A symbolic and emotional communication system, the arts don’t rely on linear memory and rational language. Rather, the arts engage our intuition and imagination. Their building blocks for expression are movement, gesture, words, patterns, sounds, color, rhythm, texture and smell — to name just a few. As access to rational language falters, a person’s imagination can soar.
Memory vs. Imagination
You don’t need to be an artist to use the arts for expression. These tools are available to everyone. Over the last 20 years, I have worked to encourage care partners to communicate with people who have dementia through creativity. The shift from expecting and correcting memory to opening and connecting through imagination can be profound, especially for family members. After years of distance, the arts can help families rekindle an emotional connection.
I remember in one workshop for caregivers, I was demonstrating how they could use open-ended questions to free up the imagination of people with dementia. I suggested the caregivers ask things like: “What would you like to name the person in this picture?” (versus, “What’s his name?”). Or, “When would you like this story to take place?” (versus, “What year is it?”).
I noticed that one gentleman in the workshop got a worried look on his face, and I asked him if he was OK. “Yes, I’m just realizing that I’ve been driving my wife crazy for the last two years — insisting that she remember things,” he said.
That was Charlie Farrell. He has since gone on to create the Carolyn Farrell Foundation to help family caregivers use the arts to communicate with loved ones with Alzheimer’s and other dementias.
Techniques To Help Us Be More Than A Diagnosis
How can you learn these techniques? There are a variety of resources.

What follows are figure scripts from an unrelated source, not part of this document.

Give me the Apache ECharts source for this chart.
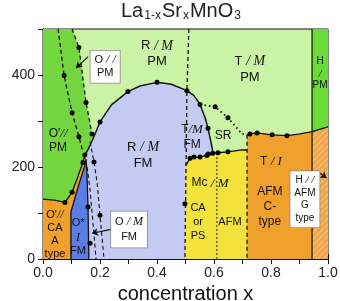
<!DOCTYPE html>
<html><head><meta charset="utf-8">
<script src="https://cdn.jsdelivr.net/npm/echarts@6/dist/echarts.min.js"></script>
<style>html,body{margin:0;padding:0;background:#fff}#c{width:340px;height:301px}</style>
</head><body><div id="c"></div>
<script>
// ---- axis ticks ----
const xTicks = [0.0, 0.2, 0.4, 0.6, 0.8, 1.0];
const yTicks = [0, 200, 400];

// ---- phase regions (x, T) ----
const regionLavender = [[0.14,0],[0.498,0],[0.502,204],[0.516,219],[0.551,222],[0.575,225],[0.596,230],[0.596,233],[0.588,258],[0.579,284],[0.57,305],[0.551,336],[0.53,355],[0.505,366],[0.45,380],[0.4,384],[0.34,376],[0.298,364],[0.24,335],[0.2,298],[0.176,262],[0.16,240],[0.147,226],[0.14,210]];
const regionOrangeLeft = [[0,0],[0.098,0],[0.098,102],[0.12,150],[0.147,204],[0.152,222],[0.147,226],[0.14,210],[0.12,175],[0.102,145],[0.077,123],[0.04,128],[0,130]];
const regionBlue = [[0.098,0],[0.161,0],[0.158,113],[0.154,189],[0.151,215],[0.149,222],[0.147,204],[0.12,150],[0.098,102]];
const regionDarkGreen = [[0,500],[0.102,500],[0.126,460],[0.151,340],[0.172,272],[0.176,262],[0.16,240],[0.147,226],[0.14,210],[0.12,175],[0.102,145],[0.077,123],[0.04,128],[0,130]];
const regionYellow = [[0.498,0],[0.716,0],[0.716,237],[0.698,237],[0.649,233],[0.614,231],[0.596,230],[0.575,225],[0.551,222],[0.516,219],[0.502,204]];
const regionOrangeRight = [[0.716,0],[1,0],[1,287],[0.944,277],[0.902,272],[0.856,268],[0.804,270],[0.751,274],[0.726,272],[0.716,270]];
const regionHatched = [[0.944,0],[1,0],[1,287],[0.944,277]];
const regionHGreen = [[0.944,277],[1,287],[1,500],[0.944,500]];

// ---- boundary lines ----
const solidDome = [[0.147,226],[0.16,240],[0.176,262],[0.2,298],[0.24,335],[0.298,364],[0.34,376],[0.4,384],[0.45,380],[0.505,366],[0.53,355],[0.551,336],[0.57,305],[0.579,284],[0.588,258],[0.596,233]];
const solidGreenBottom = [[0,130],[0.04,128],[0.077,123],[0.102,145],[0.12,175],[0.14,210],[0.147,226]];
const solidYellowTop = [[0.502,204],[0.516,219],[0.551,222],[0.575,225],[0.596,230],[0.614,231],[0.649,233],[0.698,237],[0.716,237]];
const solidOrangeTop = [[0.716,270],[0.726,272],[0.751,274],[0.804,270],[0.856,268],[0.902,272],[0.944,277],[1,287]];
const solidBlueLeft = [[0.098,0],[0.098,102],[0.12,150],[0.147,204],[0.151,218]];
const solidBlueRight = [[0.161,0],[0.158,113],[0.154,189],[0.151,215]];
const solidH = [[0.944,0],[0.944,500]];
const dashA = [[0.053,500],[0.074,399],[0.102,318],[0.126,266],[0.14,232]];
const dashB = [[0.102,500],[0.126,460],[0.151,340],[0.172,272],[0.176,262]];
const dashHalf = [[0.512,500],[0.505,366],[0.498,0]];
const dashC = [[0.165,255],[0.179,211],[0.19,165],[0.2,95],[0.214,0]];
const dashD = [[0.155,200],[0.165,150],[0.178,60],[0.186,0]];
const dashAfm = [[0.716,270],[0.716,0]];
const dotSR = [[0.551,336],[0.604,331],[0.649,307],[0.698,272],[0.716,270]];
const dotMc = [[0.61,230],[0.61,0]];

// ---- measured points ----
const points = [[0.074,399],[0.102,318],[0.126,266],[0.126,460],[0.151,340],[0.172,272],
 [0.2,298],[0.298,364],[0.4,384],[0.505,366],[0.551,336],[0.579,284],[0.604,331],[0.649,307],
 [0.077,123],[0.102,145],[0.14,210],[0.147,226],[0.516,219],[0.551,222],[0.575,225],[0.596,230],[0.614,231],[0.649,233],
 [0.726,272],[0.751,274],[0.804,270],[0.856,268],[0.158,113],[0.165,34],[0.179,211],[0.2,95],[0.498,120],[0.58,228],[0.53,222]];

// ---- labels [x, T, text] ----
const labels = [
 [0.4,446,'R {i|/ M}\nPM',13,16],
 [0.726,412,'T {i|/ M}\nPM',13,16],
 [0.972,403,'H\n{i|/}\nPM',10,12],
 [0.053,257,"O'{i|//}\nPM",12,14],
 [0.351,226,'R {i|/ M}\nFM',13,16],
 [0.523,265,'T{i|/M}\nFM',12,15],
 [0.632,268,'SR',12,14],
 [0.586,165,'Mc {i|/ M}',12,14],
 [0.544,80,'CA\nor\nPS',11,14],
 [0.656,80,'AFM',11,14],
 [0.8,211,'T {i|/ I}',12,14],
 [0.796,113,'AFM\nC-\ntype',12,15],
 [0.042,53,"O'{i|//}\nCA\nA\ntype",11,13],
 [0.123,47,'O*\n{i|I}\nFM',11,14]
];
const boxes = [
 [0.218,418,'O {i|/ /}\nPM',11,13],
 [0.302,64,'O {i|/ M}\nFM',11,15],
 [0.919,130,'H {i|/ /}\nAFM\nG\ntype',10,12.5]
];
const arrows = [
 [[0.158,440],[0.116,415]],
 [[0.235,64],[0.172,56]],
 [[0.96,192],[0.995,176]]
];

function poly(pts, fill, z){
  return {type:'custom', coordinateSystem:'cartesian2d', silent:true, z:z, clip:true,
    data:[[0,0]],
    renderItem:(p,api)=>({type:'polygon', shape:{points:pts.map(q=>api.coord(q))}, style:{fill:fill}})};
}
function line(pts, type, z, w){
  return {type:'line', data:pts, symbol:'none', silent:true, z:z,
    lineStyle:{color:'#111', width:w||1.3, type:type}};
}
function hatchPattern(){
  const cv=document.createElement('canvas'); cv.width=6; cv.height=6;
  const g=cv.getContext('2d'); g.fillStyle='#eea64a'; g.fillRect(0,0,6,6);
  g.strokeStyle='#f7c27a'; g.lineWidth=1.2;
  g.beginPath(); g.moveTo(0,6); g.lineTo(6,0); g.stroke();
  return {image:cv, repeat:'repeat'};
}
const rich = (fs)=>({i:{fontFamily:'Liberation Serif',fontStyle:'italic',fontSize:fs+1,color:'#111'}});

const series = [
  poly(regionLavender,'#c3cbf3',2),
  poly(regionOrangeLeft,'#f0a12c',3),
  poly(regionBlue,'#5a7ee6',4),
  poly(regionDarkGreen,'#73d63f',5),
  poly(regionYellow,'#f4e33d',3),
  poly(regionOrangeRight,'#f0a12c',3),
  poly(regionHatched,hatchPattern(),4),
  poly(regionHGreen,'#6bdb37',4),
  line(solidDome,'solid',10,1.5), line(solidGreenBottom,'solid',10), line(solidYellowTop,'solid',10),
  line(solidOrangeTop,'solid',10), line(solidBlueLeft,'solid',10), line(solidBlueRight,'solid',10),
  line(solidH,'solid',10,1.2),
  line(dashA,[4,3],10), line(dashB,[4,3],10), line(dashHalf,[4,3],10), line(dashC,[4,3],10,1.1),
  line(dashD,[4,3],10,1.1), line(dashAfm,[4,3],10),
  line(dotSR,[1.5,3],10,1.8), line(dotMc,[1.5,2.5],10,1.2),
  {type:'scatter', data:points, symbolSize:5, itemStyle:{color:'#000', opacity:1}, z:11, silent:true},
  {type:'scatter', symbolSize:0, z:12, silent:true, itemStyle:{opacity:1},
   data:labels.map(l=>({value:[l[0],l[1]], label:{fontSize:l[3], lineHeight:l[4], rich:rich(l[3])}})),
   label:{show:true, position:'inside', color:'#111', opacity:1, fontFamily:'Liberation Sans',
     formatter:(p)=>labels[p.dataIndex][2]}},
  {type:'scatter', symbolSize:0, z:13, silent:true, itemStyle:{opacity:1},
   data:boxes.map(l=>({value:[l[0],l[1]], label:{fontSize:l[3], lineHeight:l[4], rich:rich(l[3])}})),
   label:{show:true, position:'inside', color:'#111', opacity:1, fontFamily:'Liberation Sans',
     backgroundColor:'#fff', borderColor:'#888', borderWidth:0.8, padding:[3,4],
     formatter:(p)=>boxes[p.dataIndex][2]}},
  {type:'lines', coordinateSystem:'cartesian2d', z:12, silent:true,
   data:arrows.map(a=>({coords:a})), symbol:['none','arrow'], symbolSize:6,
   lineStyle:{color:'#111', width:1.2, opacity:1}}
];

const chart = echarts.init(document.getElementById('c'), null, {renderer:'canvas'});
const axLbl = {color:'#222', fontSize:14, fontFamily:'Liberation Sans'};
chart.setOption({
  animation:false,
  title:{text:'La{s|1-x}Sr{s|x}MnO{s|3}', left:121, top:0, padding:0,
    textStyle:{fontFamily:'Liberation Sans', fontSize:20, fontWeight:'normal', color:'#222', lineHeight:22,
      rich:{s:{fontSize:12, fontFamily:'Liberation Sans', color:'#222', verticalAlign:'bottom', lineHeight:14, padding:[12,1,0,1]}}}},
  grid:{left:43, right:12, top:29, bottom:42, containLabel:false, outerBoundsMode:'none',
    show:true, borderColor:'#111', borderWidth:1, backgroundColor:'#cbf3a6'},
  xAxis:[
    {type:'value', min:0, max:1, interval:0.1, position:'bottom',
     axisLine:{show:true, lineStyle:{color:'#111'}}, axisTick:{inside:true, length:5, lineStyle:{color:'#111'}},
     splitLine:{show:false},
     axisLabel:{...axLbl, margin:7, formatter:(v)=>{const r=Math.round(v*10)/10; return xTicks.some(t=>Math.abs(t-r)<1e-6)?r.toFixed(1):'';}},
     name:'concentration x', nameLocation:'middle', nameGap:20,
     nameTextStyle:{fontSize:20, color:'#111', fontFamily:'Liberation Sans'}},
    {type:'value', min:0, max:1, interval:0.1, position:'top',
     axisLine:{show:true, lineStyle:{color:'#111'}}, axisTick:{inside:true, length:5, lineStyle:{color:'#111'}},
     splitLine:{show:false}, axisLabel:{show:false}}
  ],
  yAxis:[
    {type:'value', min:0, max:500, interval:100, position:'left',
     axisLine:{show:true, lineStyle:{color:'#111'}}, axisTick:{inside:true, length:5, lineStyle:{color:'#111'}},
     splitLine:{show:false},
     axisLabel:{...axLbl, margin:8, formatter:(v)=>yTicks.includes(v)?String(v):''},
     name:'T (K)', nameLocation:'middle', nameGap:19, nameRotate:90,
     nameTextStyle:{fontSize:20, color:'#111', fontFamily:'Liberation Sans'}},
    {type:'value', min:0, max:500, interval:100, position:'right',
     axisLine:{show:true, lineStyle:{color:'#111'}}, axisTick:{inside:true, length:5, lineStyle:{color:'#111'}},
     splitLine:{show:false}, axisLabel:{show:false}}
  ],
  series:series
});
</script></body></html>
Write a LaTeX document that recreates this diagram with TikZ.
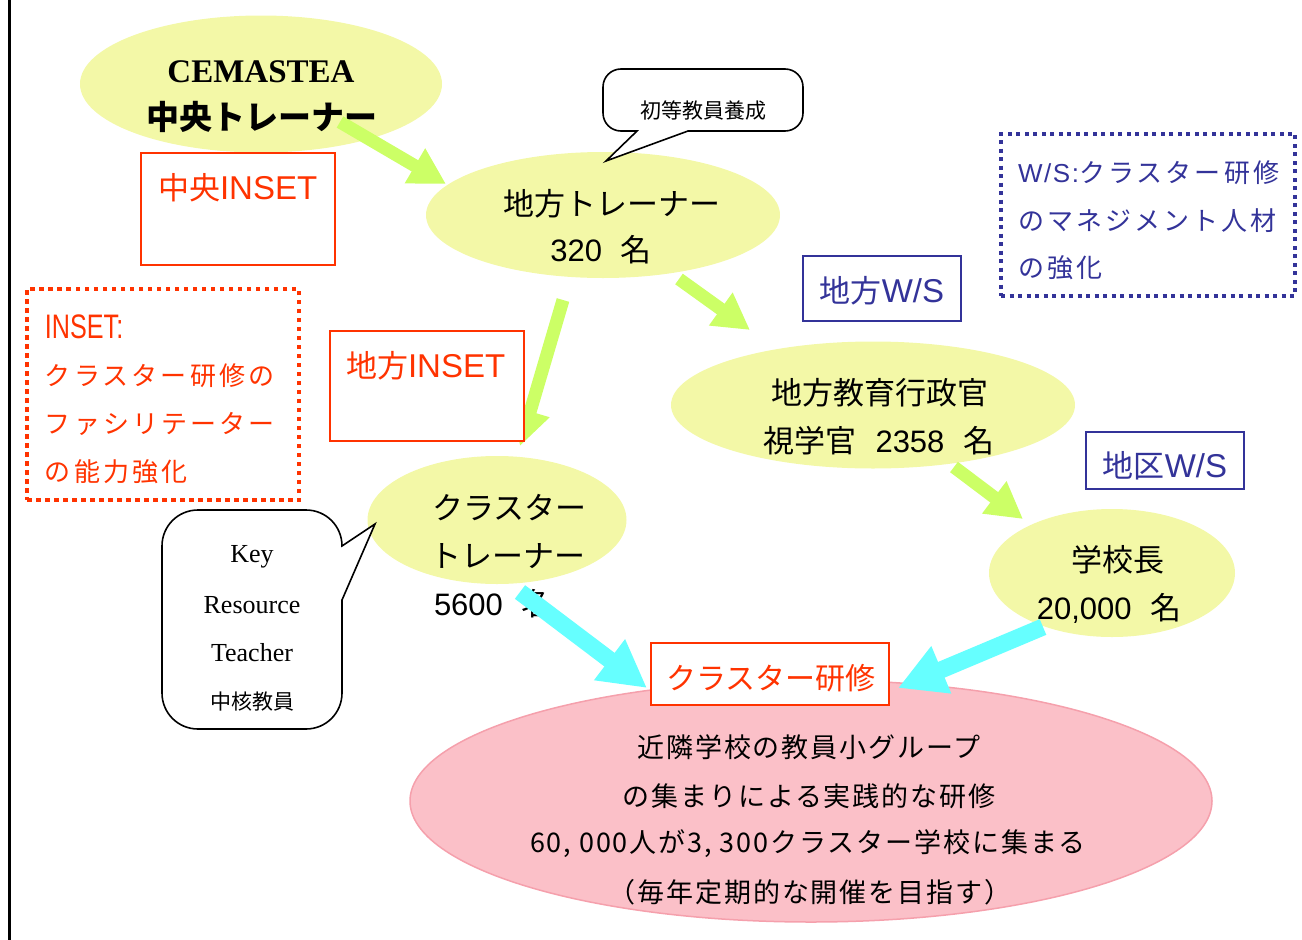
\documentclass[tikz,border=0pt]{standalone}
\usepackage{fontspec}
\usepackage{graphicx}
\setmainfont{Noto Sans CJK JP}
\newfontfamily\jpsp{Noto Sans CJK JP}[LetterSpace=12]
\newfontfamily\jpsq{Noto Sans CJK JP}[LetterSpace=7]
\newfontfamily\arsp{Liberation Sans}[LetterSpace=6]
\newfontfamily\ar{Liberation Sans}
\newfontfamily\tm{Liberation Serif}
\usetikzlibrary{shapes.geometric,arrows.meta}
\definecolor{ylw}{HTML}{F3F8A7}
\definecolor{pnk}{HTML}{FBC0C8}
\definecolor{pnkline}{HTML}{F5A0AC}
\definecolor{rd}{HTML}{FF3300}
\definecolor{bl}{HTML}{333399}
\definecolor{lime}{HTML}{CCFF66}
\definecolor{cyn}{HTML}{66FFFF}
\newcommand{\fs}[1]{\fontsize{#1}{#1}\selectfont}
\newcommand{\lat}[1]{{\ar\fontsize{33}{33}\selectfont #1}}
\tikzset{
  txt/.style={inner sep=0pt, outer sep=0pt},
  blob/.style={ellipse, fill=ylw, inner sep=0pt, draw=none},
  redbox/.style={rectangle, draw=rd, line width=2pt, fill=white, inner sep=0pt},
  bluebox/.style={rectangle, draw=bl, line width=2pt, fill=white, inner sep=0pt},
  reddots/.style={rectangle, draw=rd, line width=4.5pt, dash pattern=on 4.5pt off 4.5pt, inner sep=0pt},
  bluedots/.style={rectangle, draw=bl, line width=4pt, dash pattern=on 4pt off 4.5pt, inner sep=0pt},
  bubble/.style={draw=black, line width=1.6pt, fill=white},
  limearrow/.style={draw=lime, line width=13pt, -{Triangle[length=36pt,width=38pt]}},
  cyanarrow/.style={draw=cyn, line width=17pt, -{Triangle[length=47pt,width=48pt]}},
}
\begin{document}
\begin{tikzpicture}[x=1pt,y=-1pt]
\useasboundingbox (0,0) rectangle (1302,940);
% left border
\draw[line width=3pt] (9.5,0) -- (9.5,940);

% ellipses
\node[blob, minimum width=362pt, minimum height=137pt] (cem) at (261,84) {};
\node[blob, minimum width=354pt, minimum height=126pt] (rt) at (603,215) {};
\node[blob, minimum width=404pt, minimum height=127pt] (reo) at (873,405) {};
\node[blob, minimum width=259pt, minimum height=128pt] (ct) at (497,520) {};
\node[blob, minimum width=246pt, minimum height=128pt] (hd) at (1112,573) {};
\node[ellipse, fill=pnk, draw=pnkline, line width=1.5pt, inner sep=0pt,
      minimum width=802pt, minimum height=242pt] (cl) at (811,801) {};

% ellipse texts
\node[txt, font=\tm\bfseries\fs{33}] (cemA) at (261,72) {CEMASTEA};
\node[txt, font=\bfseries\fs{33}] (cemB) at (262,117) {中央トレーナー};
\node[txt, font=\fs{31}] (rtA) at (612,204) {地方トレーナー};
\node[txt, font=\fs{31}] (rtB) at (601,250) {{\ar 320}\hspace{0.6em}名};
\node[txt, font=\fs{31}] (reoA) at (880,393) {地方教育行政官};
\node[txt, font=\fs{31}] (reoB) at (879,441) {視学官\hspace{0.6em}{\ar 2358}\hspace{0.6em}名};
\node[txt, font=\fs{31}, anchor=west] (ctA) at (432,508) {クラスター};
\node[txt, font=\fs{31}, anchor=west] (ctB) at (430,556) {トレーナー};
\node[txt, font=\fs{31}, anchor=west] (ctC) at (434,604) {{\ar 5600}\hspace{0.6em}名};
\node[txt, font=\fs{31}] (hdA) at (1118,560) {学校長};
\node[txt, font=\fs{31}] (hdB) at (1109,608) {{\ar 20,000}\hspace{0.6em}名};

\node[txt, font=\jpsq\fs{27}] (clA) at (809,747) {近隣学校の教員小グループ};
\node[txt, font=\jpsq\fs{27}] (clB) at (809,796) {の集まりによる実践的な研修};
\node[txt, font=\fs{27}] (clC) at (808,844) {{\jpsq 60, 000人が3, 300クラスター学校に集まる}};
\node[txt, font=\jpsq\fs{27}] (clD) at (810,892) {（毎年定期的な開催を目指す）};

% arrows
\coordinate (a1s) at (340,122);  \coordinate (a1e) at (446,184);
\coordinate (a2s) at (679,279);  \coordinate (a2e) at (750,330);
\coordinate (a3s) at (563,300);  \coordinate (a3e) at (520,446);
\coordinate (a4s) at (954,467);  \coordinate (a4e) at (1023,519);
\coordinate (c1s) at (520,592);  \coordinate (c1e) at (647,688);
\coordinate (c2s) at (1043,627); \coordinate (c2e) at (898,688);
\draw[limearrow] (a1s) -- (a1e);
\draw[limearrow] (a2s) -- (a2e);
\draw[limearrow] (a3s) -- (a3e);
\draw[limearrow] (a4s) -- (a4e);
\draw[cyanarrow] (c1s) -- (c1e);
\draw[cyanarrow] (c2s) -- (c2e);

% boxes
\node[redbox, minimum width=194pt, minimum height=112pt] (b1) at (238,209) {};
\node[txt, font=\fs{31}, text=rd, anchor=west] (b1t) at (158,188) {中央\lat{INSET}};
\node[redbox, minimum width=194pt, minimum height=110pt] (b2) at (427,386) {};
\node[txt, font=\fs{31}, text=rd, anchor=west] (b2t) at (346,366) {地方\lat{INSET}};
\node[bluebox, minimum width=158pt, minimum height=65pt] (b3) at (882,288.5) {};
\node[txt, font=\fs{31}, text=bl] (b3t) at (882,291) {地方\lat{W/S}};
\node[bluebox, minimum width=158pt, minimum height=57pt] (b4) at (1165,460.5) {};
\node[txt, font=\fs{31}, text=bl] (b4t) at (1165,466) {地区\lat{W/S}};
\node[redbox, minimum width=238pt, minimum height=62pt] (b5) at (770,674) {};
\node[txt, font=\fs{30}, text=rd] (b5t) at (771,678) {クラスター研修};

% dotted boxes
\node[reddots, minimum width=272pt, minimum height=211pt] (d1) at (163,394.5) {};
\node[txt, anchor=west, text=rd] (d1a) at (45,327) {\scalebox{0.74}[1]{\ar\fs{34}INSET:}};
\node[txt, anchor=west, text=rd, font=\jpsp\fs{26}] (d1b) at (45,376) {クラスター研修の};
\node[txt, anchor=west, text=rd, font=\jpsp\fs{26}] (d1c) at (45,424) {ファシリテーター};
\node[txt, anchor=west, text=rd, font=\jpsp\fs{26}] (d1d) at (45,472) {の能力強化};

\node[bluedots, minimum width=294pt, minimum height=162pt] (d2) at (1148,214.5) {};
\node[txt, anchor=west, text=bl, font=\fs{26}] (d2a) at (1018,173) {{\arsp W/S:}{\jpsp クラスター研修}};
\node[txt, anchor=west, text=bl, font=\jpsp\fs{26}] (d2b) at (1018,221) {のマネジメント人材};
\node[txt, anchor=west, text=bl, font=\jpsp\fs{26}] (d2c) at (1018,268) {の強化};

% speech bubbles
\draw[bubble] (606,161) -- (688,131) -- (785,131) .. controls (795,131) and (803,123) .. (803,113)
  -- (803,87) .. controls (803,77) and (795,69) .. (785,69) -- (621,69) .. controls (611,69) and (603,77) .. (603,87)
  -- (603,113) .. controls (603,123) and (611,131) .. (621,131) -- (637,131) -- cycle;
\node[txt, font=\fs{21}] (bubA) at (703,111) {初等教員養成};

\draw[bubble] (375,524) -- (342,600) -- (342,693) .. controls (342,713) and (326,729) .. (306,729)
  -- (198,729) .. controls (178,729) and (162,713) .. (162,693) -- (162,546) .. controls (162,526) and (178,510) .. (198,510)
  -- (306,510) .. controls (326,510) and (342,526) .. (342,546) -- cycle;
\node[txt, font=\tm\fs{26}] (krA) at (252,557) {Key};
\node[txt, font=\tm\fs{26}] (krB) at (252,605) {Resource};
\node[txt, font=\tm\fs{26}] (krC) at (252,653) {Teacher};
\node[txt, font=\fs{21}] (krD) at (252,702) {中核教員};
\end{tikzpicture}
\end{document}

My own work with improvisation and creative storytelling has free online storytelling tools at timeslips.org.
The National Center for Creative Aging [creativeaging.org] is at work on a series of video modules that share poetry, music, movement and visual art techniques. They will be available soon.
Some long-term care communities (though not enough of them) have arts and/or music therapists or partner with local arts organizations to provide programming.
But the arts are more than a program to be added to an otherwise hectic day in the life of long-term care staff or family caregivers. They are a communication system that opens our emotions and invites us to share who we are with each other.
The arts are a way of being in relationship that can ensure that we are more than our diagnoses.